Exercise
Return only the lines running from the line that holds "Reproduce this chart with Plotly." to the line that holds "import plotly.graph_objects as go", including both.

— Begin Task inputs —

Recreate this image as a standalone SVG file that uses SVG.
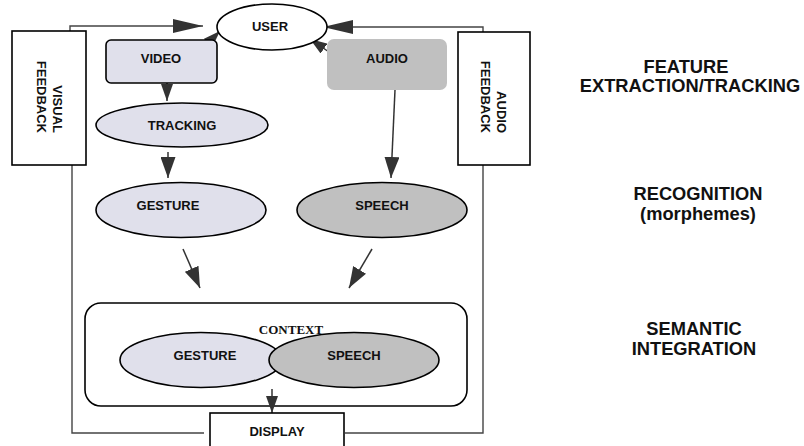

— End Task inputs —
— Begin Task inputs —

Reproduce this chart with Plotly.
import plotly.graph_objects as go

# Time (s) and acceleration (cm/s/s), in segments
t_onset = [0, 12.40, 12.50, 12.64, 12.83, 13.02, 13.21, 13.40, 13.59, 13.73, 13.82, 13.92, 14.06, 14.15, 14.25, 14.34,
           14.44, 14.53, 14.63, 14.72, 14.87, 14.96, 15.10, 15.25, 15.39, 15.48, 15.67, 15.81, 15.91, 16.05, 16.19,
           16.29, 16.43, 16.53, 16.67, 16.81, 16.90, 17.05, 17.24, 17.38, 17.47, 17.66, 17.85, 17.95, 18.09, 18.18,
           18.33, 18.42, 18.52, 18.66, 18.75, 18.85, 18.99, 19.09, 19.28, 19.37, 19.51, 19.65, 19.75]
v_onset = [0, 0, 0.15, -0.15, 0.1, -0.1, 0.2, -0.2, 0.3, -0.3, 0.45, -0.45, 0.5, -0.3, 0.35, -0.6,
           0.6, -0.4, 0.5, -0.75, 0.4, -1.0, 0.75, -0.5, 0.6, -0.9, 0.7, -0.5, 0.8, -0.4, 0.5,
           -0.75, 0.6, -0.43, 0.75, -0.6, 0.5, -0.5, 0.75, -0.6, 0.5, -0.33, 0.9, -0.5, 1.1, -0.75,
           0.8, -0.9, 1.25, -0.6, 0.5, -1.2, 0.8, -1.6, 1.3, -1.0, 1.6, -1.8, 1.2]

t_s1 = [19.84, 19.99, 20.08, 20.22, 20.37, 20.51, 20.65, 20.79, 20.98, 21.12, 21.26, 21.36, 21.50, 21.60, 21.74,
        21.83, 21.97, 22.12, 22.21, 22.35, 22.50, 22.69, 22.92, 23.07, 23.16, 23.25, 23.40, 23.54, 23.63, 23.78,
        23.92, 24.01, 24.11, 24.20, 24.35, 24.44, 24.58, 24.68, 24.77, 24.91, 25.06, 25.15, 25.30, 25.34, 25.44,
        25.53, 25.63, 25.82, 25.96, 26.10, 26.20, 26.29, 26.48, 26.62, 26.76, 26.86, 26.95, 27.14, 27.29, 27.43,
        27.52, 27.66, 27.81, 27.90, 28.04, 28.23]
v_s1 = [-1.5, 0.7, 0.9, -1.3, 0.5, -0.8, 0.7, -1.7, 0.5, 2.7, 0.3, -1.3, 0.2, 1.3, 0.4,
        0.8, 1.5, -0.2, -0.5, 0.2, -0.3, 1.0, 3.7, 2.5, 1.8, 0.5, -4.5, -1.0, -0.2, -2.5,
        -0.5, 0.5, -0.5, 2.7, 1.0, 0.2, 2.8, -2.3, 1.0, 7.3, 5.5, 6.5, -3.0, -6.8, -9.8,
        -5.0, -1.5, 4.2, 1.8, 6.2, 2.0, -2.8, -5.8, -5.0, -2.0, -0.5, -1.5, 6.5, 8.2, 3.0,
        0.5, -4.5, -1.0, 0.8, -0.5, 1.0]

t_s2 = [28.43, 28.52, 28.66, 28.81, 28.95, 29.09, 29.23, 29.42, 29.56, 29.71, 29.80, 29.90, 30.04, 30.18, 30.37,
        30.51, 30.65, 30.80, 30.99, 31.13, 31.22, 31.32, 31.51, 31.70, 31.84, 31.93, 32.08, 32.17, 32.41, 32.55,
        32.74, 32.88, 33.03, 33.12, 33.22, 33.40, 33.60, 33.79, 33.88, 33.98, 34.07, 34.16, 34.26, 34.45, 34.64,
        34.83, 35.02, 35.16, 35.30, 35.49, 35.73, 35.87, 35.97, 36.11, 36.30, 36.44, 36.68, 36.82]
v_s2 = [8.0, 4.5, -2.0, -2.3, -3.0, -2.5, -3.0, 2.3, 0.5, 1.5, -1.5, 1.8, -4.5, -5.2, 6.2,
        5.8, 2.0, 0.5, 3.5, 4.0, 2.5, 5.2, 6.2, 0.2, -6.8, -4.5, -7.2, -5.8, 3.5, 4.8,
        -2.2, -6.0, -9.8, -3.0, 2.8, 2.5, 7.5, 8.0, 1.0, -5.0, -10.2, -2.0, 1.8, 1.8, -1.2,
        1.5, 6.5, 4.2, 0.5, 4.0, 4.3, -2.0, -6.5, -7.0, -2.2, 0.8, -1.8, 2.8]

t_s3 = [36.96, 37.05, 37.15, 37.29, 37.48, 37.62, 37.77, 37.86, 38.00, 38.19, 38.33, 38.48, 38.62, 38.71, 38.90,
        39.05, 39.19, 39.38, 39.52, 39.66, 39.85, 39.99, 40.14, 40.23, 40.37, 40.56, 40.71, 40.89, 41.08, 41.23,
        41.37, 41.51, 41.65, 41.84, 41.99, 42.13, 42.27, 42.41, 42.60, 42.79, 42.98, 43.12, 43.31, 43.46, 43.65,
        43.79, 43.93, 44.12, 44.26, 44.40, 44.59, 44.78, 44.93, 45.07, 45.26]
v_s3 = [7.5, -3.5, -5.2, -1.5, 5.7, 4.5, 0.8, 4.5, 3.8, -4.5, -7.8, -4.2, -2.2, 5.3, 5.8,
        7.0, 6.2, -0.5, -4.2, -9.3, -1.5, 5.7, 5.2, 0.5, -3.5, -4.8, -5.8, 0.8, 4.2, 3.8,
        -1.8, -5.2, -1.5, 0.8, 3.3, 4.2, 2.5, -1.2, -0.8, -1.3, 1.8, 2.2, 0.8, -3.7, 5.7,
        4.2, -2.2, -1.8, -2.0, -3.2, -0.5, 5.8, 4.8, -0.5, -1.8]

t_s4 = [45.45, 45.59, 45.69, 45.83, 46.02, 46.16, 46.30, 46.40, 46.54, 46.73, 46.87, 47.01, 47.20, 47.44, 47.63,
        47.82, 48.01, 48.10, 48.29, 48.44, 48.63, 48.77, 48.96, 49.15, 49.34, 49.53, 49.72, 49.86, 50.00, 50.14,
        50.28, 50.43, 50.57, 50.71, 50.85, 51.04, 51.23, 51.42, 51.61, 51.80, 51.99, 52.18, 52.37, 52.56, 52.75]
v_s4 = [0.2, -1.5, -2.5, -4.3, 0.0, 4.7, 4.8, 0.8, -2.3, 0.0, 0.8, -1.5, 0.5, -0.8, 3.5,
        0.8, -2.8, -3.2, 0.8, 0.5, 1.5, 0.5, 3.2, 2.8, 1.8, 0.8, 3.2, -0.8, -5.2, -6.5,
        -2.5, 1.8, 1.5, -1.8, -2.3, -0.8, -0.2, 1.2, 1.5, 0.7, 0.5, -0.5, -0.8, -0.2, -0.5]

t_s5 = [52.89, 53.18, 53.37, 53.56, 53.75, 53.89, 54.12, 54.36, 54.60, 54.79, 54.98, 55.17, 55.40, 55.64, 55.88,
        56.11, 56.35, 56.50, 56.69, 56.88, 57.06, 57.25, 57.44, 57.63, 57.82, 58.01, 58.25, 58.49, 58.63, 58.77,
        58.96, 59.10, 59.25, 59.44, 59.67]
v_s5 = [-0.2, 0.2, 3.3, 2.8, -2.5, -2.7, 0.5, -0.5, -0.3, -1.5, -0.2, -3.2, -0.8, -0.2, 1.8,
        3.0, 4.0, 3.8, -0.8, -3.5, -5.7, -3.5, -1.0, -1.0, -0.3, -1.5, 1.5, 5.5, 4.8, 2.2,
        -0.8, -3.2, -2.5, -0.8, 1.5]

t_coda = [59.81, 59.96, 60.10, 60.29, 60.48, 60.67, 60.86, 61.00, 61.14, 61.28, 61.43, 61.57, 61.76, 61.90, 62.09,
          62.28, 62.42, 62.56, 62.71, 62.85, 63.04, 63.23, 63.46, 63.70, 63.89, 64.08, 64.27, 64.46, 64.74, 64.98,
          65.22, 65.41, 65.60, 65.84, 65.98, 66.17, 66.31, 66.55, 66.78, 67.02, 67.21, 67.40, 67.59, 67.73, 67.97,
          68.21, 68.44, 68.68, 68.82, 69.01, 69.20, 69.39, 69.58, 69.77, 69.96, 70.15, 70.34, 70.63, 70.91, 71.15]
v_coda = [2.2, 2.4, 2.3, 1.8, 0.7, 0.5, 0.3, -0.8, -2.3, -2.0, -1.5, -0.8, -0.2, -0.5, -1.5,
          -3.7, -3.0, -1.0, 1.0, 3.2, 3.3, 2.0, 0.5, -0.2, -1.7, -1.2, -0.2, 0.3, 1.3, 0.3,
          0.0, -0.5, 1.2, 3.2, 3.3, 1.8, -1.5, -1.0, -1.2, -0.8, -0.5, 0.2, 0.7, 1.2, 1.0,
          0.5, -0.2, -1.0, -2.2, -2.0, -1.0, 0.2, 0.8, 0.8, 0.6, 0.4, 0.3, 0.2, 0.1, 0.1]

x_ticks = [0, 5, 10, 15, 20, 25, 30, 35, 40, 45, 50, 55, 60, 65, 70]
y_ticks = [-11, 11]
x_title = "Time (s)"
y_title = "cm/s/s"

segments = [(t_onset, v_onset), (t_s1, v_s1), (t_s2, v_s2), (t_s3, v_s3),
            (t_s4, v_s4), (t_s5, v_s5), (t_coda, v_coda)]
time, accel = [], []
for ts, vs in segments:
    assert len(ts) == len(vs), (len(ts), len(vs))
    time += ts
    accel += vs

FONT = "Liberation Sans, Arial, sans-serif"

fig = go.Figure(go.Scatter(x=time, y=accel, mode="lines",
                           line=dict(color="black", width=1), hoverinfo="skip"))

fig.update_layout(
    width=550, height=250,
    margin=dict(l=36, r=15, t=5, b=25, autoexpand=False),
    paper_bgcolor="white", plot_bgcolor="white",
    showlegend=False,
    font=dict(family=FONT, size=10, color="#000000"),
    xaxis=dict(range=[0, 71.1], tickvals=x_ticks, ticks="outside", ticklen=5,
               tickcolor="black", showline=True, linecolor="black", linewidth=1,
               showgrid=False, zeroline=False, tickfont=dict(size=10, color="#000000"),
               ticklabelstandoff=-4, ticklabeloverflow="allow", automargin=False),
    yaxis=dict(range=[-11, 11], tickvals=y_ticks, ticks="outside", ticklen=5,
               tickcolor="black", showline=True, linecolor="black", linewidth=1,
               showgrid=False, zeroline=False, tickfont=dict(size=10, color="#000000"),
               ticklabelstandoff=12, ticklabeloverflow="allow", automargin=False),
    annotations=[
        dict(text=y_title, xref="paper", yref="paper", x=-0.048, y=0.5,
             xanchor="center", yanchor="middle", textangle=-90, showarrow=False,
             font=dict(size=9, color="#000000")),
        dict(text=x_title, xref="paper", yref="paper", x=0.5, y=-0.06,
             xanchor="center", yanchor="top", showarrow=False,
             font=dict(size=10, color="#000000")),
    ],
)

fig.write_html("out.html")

— End Task inputs —

Task output
Reproduce this chart with Plotly.
import plotly.graph_objects as go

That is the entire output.